Why Is It So Hard to Predict Hurricanes?
Roopinder Tara posted on September 10, 2017 |
Irma to hit Miami, No, wait...the Gulf coast. Hurricanes throw meteorologists for a loss.
A hundred years of hurricanes, told in "spaghetti" trails. Forecasting hurricanes still agonizingly difficult, even though simulation models are run on some of the world’s most powerful supercomputers. Map by Top Tjukanov.

When you need a weather forecast the most – like when a hurricane is bearing down on you – is when the predictions seem to fail. Why is that?

As Irma came roaring in from the Caribbean with winds of up to 185 mph, weather services which were able to predict Irma’s birth were unable to predict its behavior. Days before, we didn't know where Irma would hit. Maddening to Florida residents, the path kept moving. They didn't know which side of the state needed to evacuate. Miami braced itself for a full assault, only to have Irma veer to the west.
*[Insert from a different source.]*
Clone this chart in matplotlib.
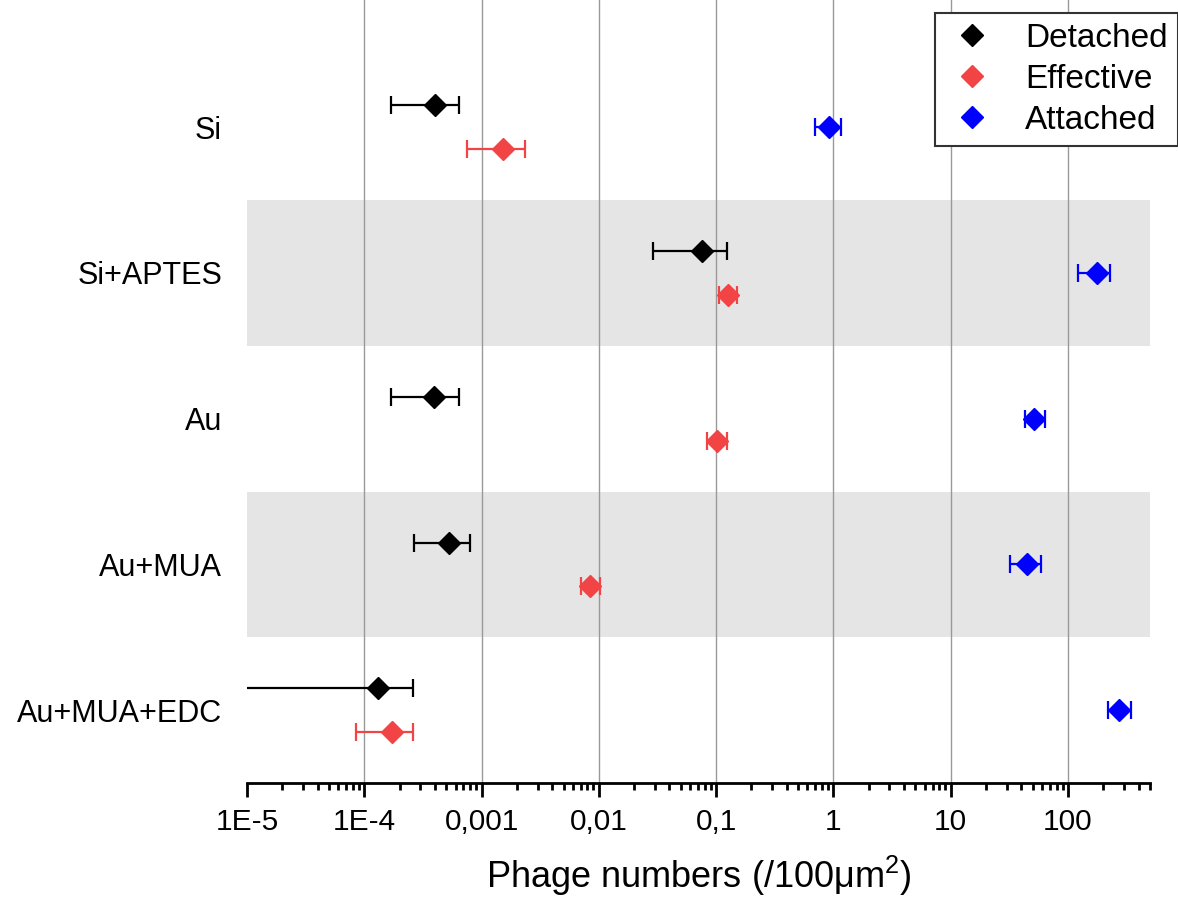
import numpy as np
import matplotlib
matplotlib.use('Agg')
import matplotlib.pyplot as plt
from matplotlib.ticker import FixedLocator, LogLocator, NullFormatter

plt.rcParams['font.family'] = ['Liberation Sans', 'DejaVu Sans']
plt.rcParams['mathtext.fontset'] = 'custom'
plt.rcParams['mathtext.rm'] = 'Liberation Sans'
plt.rcParams['mathtext.it'] = 'Liberation Sans'

# Datos
superficies = ['Si', 'Si+APTES', 'Au', 'Au+MUA', 'Au+MUA+EDC']

detached = [3.97e-4, 0.0751, 3.95e-4, 5.30e-4, 1.32e-4]
detached_low = [1.70e-4, 0.0287, 1.68e-4, 2.65e-4, 1e-6]
detached_high = [6.37e-4, 0.123, 6.37e-4, 7.96e-4, 2.62e-4]

effective = [1.53e-3, 0.125, 0.1014, 8.43e-3, 1.73e-4]
effective_low = [7.53e-4, 0.105, 0.084, 7.06e-3, 8.5e-5]
effective_high = [2.34e-3, 0.150, 0.123, 0.0103, 2.62e-4]

attached = [0.924, 177, 51.3, 45.1, 274]
attached_low = [0.70, 122, 42.8, 32.3, 221]
attached_high = [1.15, 228, 63.3, 58.5, 344]

xticks = [1e-5, 1e-4, 1e-3, 1e-2, 1e-1, 1, 10, 100]
xtick_labels = ['1E-5', '1E-4', '0,001', '0,01', '0,1', '1', '10', '100']

fig = plt.figure(figsize=(11.78, 8.98), dpi=100)
ax = fig.add_axes([247 / 1178, 1 - 783 / 898, (1150 - 247) / 1178, 783 / 898])

y = np.arange(len(superficies))
off = 0.15

# Bandas grises
for i in [1, 3]:
    ax.axhspan(i - 0.5, i + 0.5, color='#E5E5E5', zorder=0, lw=0)

# Lineas verticales
for t in xticks[1:]:
    ax.axvline(t, color='#999999', lw=1.0, zorder=0.5)

series = [
    ('Detached', detached, detached_low, detached_high, y - off, 'black'),
    ('Effective', effective, effective_low, effective_high, y + off, '#F24444'),
    ('Attached', attached, attached_low, attached_high, y, '#0000FF'),
]
for nombre, v, lo, hi, yy, c in series:
    v = np.array(v)
    err = [v - np.array(lo), np.array(hi) - v]
    ax.errorbar(v, yy, xerr=err, fmt='D', color=c, ms=11, elinewidth=1.6,
                capsize=6.5, capthick=1.6, label=nombre, zorder=3)

ax.set_xscale('log')
ax.set_xlim(1e-5, 500)
ax.set_ylim(4.5, -0.873)

ax.xaxis.set_major_locator(FixedLocator(xticks))
ax.set_xticklabels(xtick_labels, fontsize=21.5)
ax.xaxis.set_minor_locator(LogLocator(base=10, subs=np.arange(2, 10), numticks=20))
ax.xaxis.set_minor_formatter(NullFormatter())
ax.tick_params(axis='x', which='major', direction='out', length=10, width=2, pad=8)
ax.tick_params(axis='x', which='minor', direction='out', length=5, width=2)

ax.set_yticks(y)
ax.set_yticklabels(superficies, fontsize=22)
ax.tick_params(axis='y', length=0, pad=18)

for s in ['top', 'right', 'left']:
    ax.spines[s].set_visible(False)
ax.spines['bottom'].set_linewidth(2)

ax.set_xlabel('Phage numbers (/100μm$^2$)', fontsize=26, labelpad=13)

handles, labels = ax.get_legend_handles_labels()
handles = [h[0] for h in handles]
leg = fig.legend(handles, labels, loc='upper right', bbox_to_anchor=(1.0, 0.986),
                 fontsize=24, frameon=True, fancybox=False, edgecolor='#333333',
                 handletextpad=0.8, handlelength=1.6, labelspacing=0.3,
                 borderpad=0.3, borderaxespad=0.0, framealpha=1)
leg.get_frame().set_linewidth(1.5)

fig.savefig('out.png', dpi=100)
According to the Weather Underground, the best global dynamical models are the ECMWF, the GFS, and the GFDL. Image credit: National Hurricane Center.

World's Biggest CFD Problem

For the last couple of decades, the ECMWF, the European Union’s global weather model has been the gold standard for accuracy. But it only runs twice a day. And it charges for results. 

A US model, the US system, the Global Forecasting System (GFS), runs more frequently - 4 to 6 times a day. It's known to be good at predicting storms. It keeps getting better.

The National Hurricane Center, which runs several models, including the ECMWF and the GFS, to make its “spaghetti charts,” claims increasing accuracy over the years. In 2000, the average miss was 150 miles but now it's 75 miles. A two day prediction is the state of the art. 

"A hundred miles in a three day forecast is really good," says Dr. Brian McNoldy, a researcher at the University of Miami quoted in the New York Times. Quick to disagree would be millions of people in Florida, when the 100 miles is the difference between one densely populated coast and the other.

The main reason for the uncertainty is the vast amounts of data over a weather model that is literally the biggest fluid/thermal problem in the world -- and the granularity the scale imposes. A single cell in the global model has sides that are 40 kilometers (25 miles) long, big enough to swallow entire cities leaving insufficient resolution to account for local effects. The widest part of the Florida peninsula would be covered in 6 cells. You will not know what will happen in your neighborhood, much less to your house.

Weather models also have to deal with ridiculous amounts of input, including radar images and satellite data. 

In a hurricane, not only are parts in motion, but they are travelling fast. The time slice must be very thin, so more calculations per hour are needed. This is in contrast to predictions of less volatile weather conditions and forecasts that are accurate for many days in advance. You can tell on Monday whether the sun will be out for your hike on the weekend, for example.

We're Getting Better

Weather researchers insist hurricane prediction is getting better all the time. A model's accuracy can be measured in the difference between where it hits land and and how fast its winds are when it hits, compared to the predictions a few days out. Predictions of Hurricane Harvey's (which flooded Houston) landfall varied over a much larger span of coastline than did Irma predictions, but as the Texas coastline is much less populated than Florida's, its uncertainty was less of an issue.

The weather prediction can get a lot better, says Jeff Masters, director of meteorology at the Weather Underground. He cites a 2007 recommendation that hurricane research be increased to $300 million a year, presumably leading to more accurate modeling. While small in proportion to the economic devastation of a major hurricane hitting a big metro, this is 10 times the amount of research currently being done in the United States.

With hurricanes getting stronger (this is first time hurricanes of Harvey and Irma's intensity have hit so close together), perhaps increased research could be seen as the prevention that is less expensive than the cure.